Conclusion - Something to Fight For:
This article does not intend to diminish Tomb Raider (2013) by any means. The game deserved its 86/100 score on Metacritic, but nothing is perfect. There always is room for improvement.
Through these topics, this article detailed how the ludonarrative dissonance is detrimental to the experience of the player, and discussed how to alter the dynamics of the game. This is all to build a gameplay that matches the proposition of the narrative -- of Lara being an average girl overcoming adversity and learning how to survive.
We also now understand how the health mechanics of the game could have been redesigned, in order to place more emphasis on survival. On top of that, how to make players feel connected to the NPCs to create a more emotional experience.
With all this being said, while Tomb Raider (2013) deserves the praise it received, there are some areas of the game that could have been better, but as game development needs to follow a strict budget and schedule, perhaps the developers had ideas similar, or even better, than the ones presented in this article, but lacked the money and the time to execute them.
The intention of this essay is to find elements of this title that could have been better.

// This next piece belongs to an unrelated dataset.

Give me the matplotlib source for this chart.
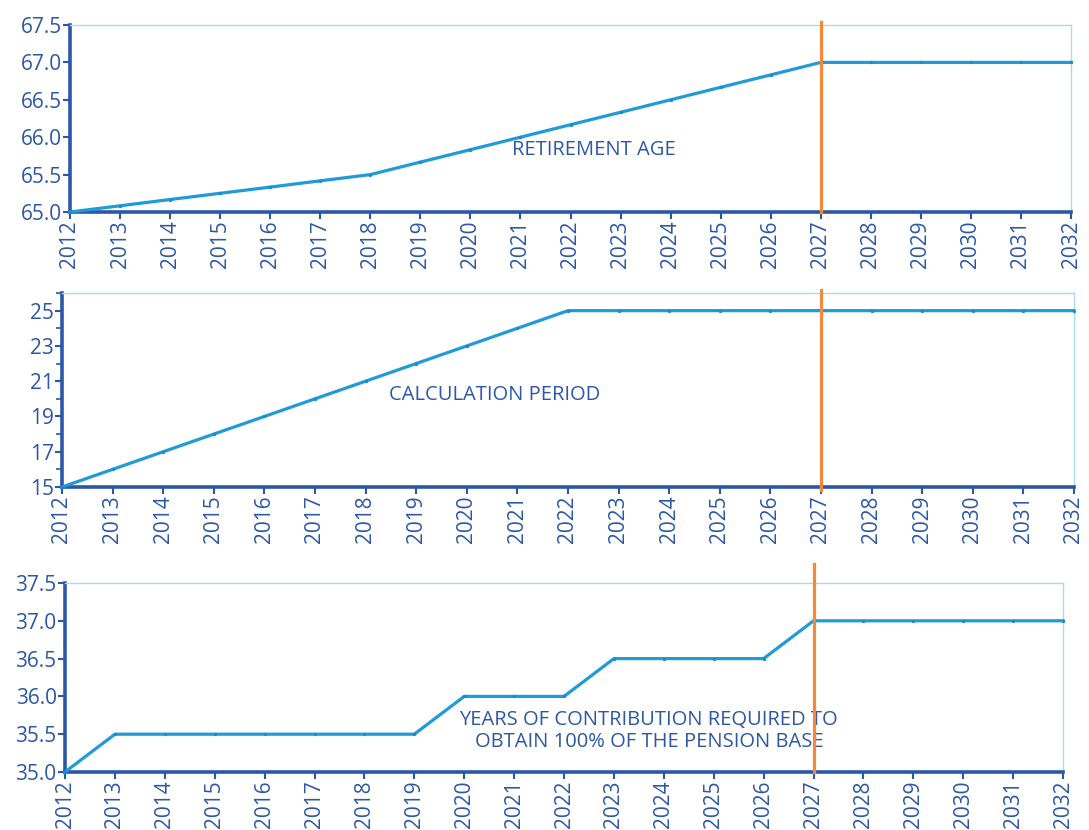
import matplotlib
matplotlib.use("Agg")
import matplotlib.pyplot as plt
from matplotlib.ticker import MultipleLocator, FixedLocator, FormatStrFormatter
import matplotlib.transforms as mtransforms

years = list(range(2012, 2033))
retirement_age = [65.0, 65.083, 65.167, 65.25, 65.333, 65.417, 65.5, 65.667, 65.833, 66.0,
                  66.167, 66.333, 66.5, 66.667, 66.833, 67.0, 67.0, 67.0, 67.0, 67.0, 67.0]
calculation_period = [15, 16, 17, 18, 19, 20, 21, 22, 23, 24, 25, 25, 25, 25, 25, 25, 25, 25, 25, 25, 25]
contribution_years = [35.0, 35.5, 35.5, 35.5, 35.5, 35.5, 35.5, 35.5, 36.0, 36.0, 36.0,
                      36.5, 36.5, 36.5, 36.5, 37.0, 37.0, 37.0, 37.0, 37.0, 37.0]
period_ticks = [15, 17, 19, 21, 23, 25]
marker_year = 2027
labels = ["RETIREMENT AGE", "CALCULATION PERIOD",
          "YEARS OF CONTRIBUTION REQUIRED TO\nOBTAIN 100% OF THE PENSION BASE"]

plt.rcParams['font.family'] = ['Open Sans', 'DejaVu Sans']

DARK = '#2b57a6'
LINE = '#1f9bd7'
LIGHT = '#a9daf2'
ORANGE = '#f5883a'

fig = plt.figure(figsize=(10.89, 8.30), dpi=100)

specs = [
    dict(rect=[70/1089, 1-212/830, 1001/1089, 187/830], data=retirement_age,
         ylim=(65.0, 67.5), major=0.5, fixed=None, fmt='%.1f',
         label=labels[0], lpos=(2022.47, 65.83), ext=(0.0, 1.015)),
    dict(rect=[62/1089, 1-487/830, 1012/1089, 194/830], data=calculation_period,
         ylim=(15, 26), major=None, fixed=period_ticks, fmt='%d',
         label=labels[1], lpos=(2020.55, 20.2), ext=(-0.015, 1.015)),
    dict(rect=[65/1089, 1-772/830, 998/1089, 189/830], data=contribution_years,
         ylim=(35.0, 37.5), major=0.5, fixed=None, fmt='%.1f',
         label=labels[2], lpos=(2023.7, 35.54), ext=(0.0, 1.1)),
]

for s in specs:
    ax = fig.add_axes(s['rect'])
    ax.plot(years, s['data'], color=LINE, lw=2.3, marker='o', ms=1.4,
            mfc='#1b8ccb', mec='#1b8ccb', clip_on=False, zorder=3)
    ax.set_xlim(2012, 2032)
    ax.set_ylim(*s['ylim'])
    ax.set_xticks(years)
    ax.set_xticklabels([str(y) for y in years], rotation=90)
    if s['fixed']:
        ax.yaxis.set_major_locator(FixedLocator(s['fixed']))
        ax.yaxis.set_minor_locator(FixedLocator([t + 1 for t in s['fixed']]))
        ax.tick_params(axis='y', which='minor', length=4, width=1.2, color=DARK, direction='out')
    else:
        ax.yaxis.set_major_locator(MultipleLocator(s['major']))
    ax.yaxis.set_major_formatter(FormatStrFormatter(s['fmt']))
    ax.tick_params(axis='both', which='major', labelsize=15, labelcolor=DARK, color=DARK,
                   length=5, width=1.5, direction='out', pad=1)
    for side in ['left', 'bottom']:
        ax.spines[side].set_color(DARK)
        ax.spines[side].set_linewidth(2.6)
    for side in ['top', 'right']:
        ax.spines[side].set_color(LIGHT)
        ax.spines[side].set_linewidth(1.0)
    trans = mtransforms.blended_transform_factory(ax.transData, ax.transAxes)
    ax.plot([marker_year, marker_year], list(s['ext']), color=ORANGE, lw=2.3,
            transform=trans, clip_on=False, zorder=4)
    ax.text(s['lpos'][0], s['lpos'][1], s['label'], color=DARK, fontsize=14.5,
            ha='center', va='center', linespacing=1.1)

fig.savefig('out.png', dpi=100)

You may or may not agree with the observations presented herein, but we cannot simply state that a game is good and move on.
There are design decisions we have come to accept in gaming as "just the way games are," including the succession of improbable stunts and the mass murder of enemies, but we cannot accept this.
Relying on the status quo is a dangerous thing to do. If we never challenge the ideas presented in games, new concepts will not rise and the future of the medium will become stagnant. We can build the posterity of gaming through discussions, which will inspire ideas that will drive the industry forward.
I want to help build this future. What about you?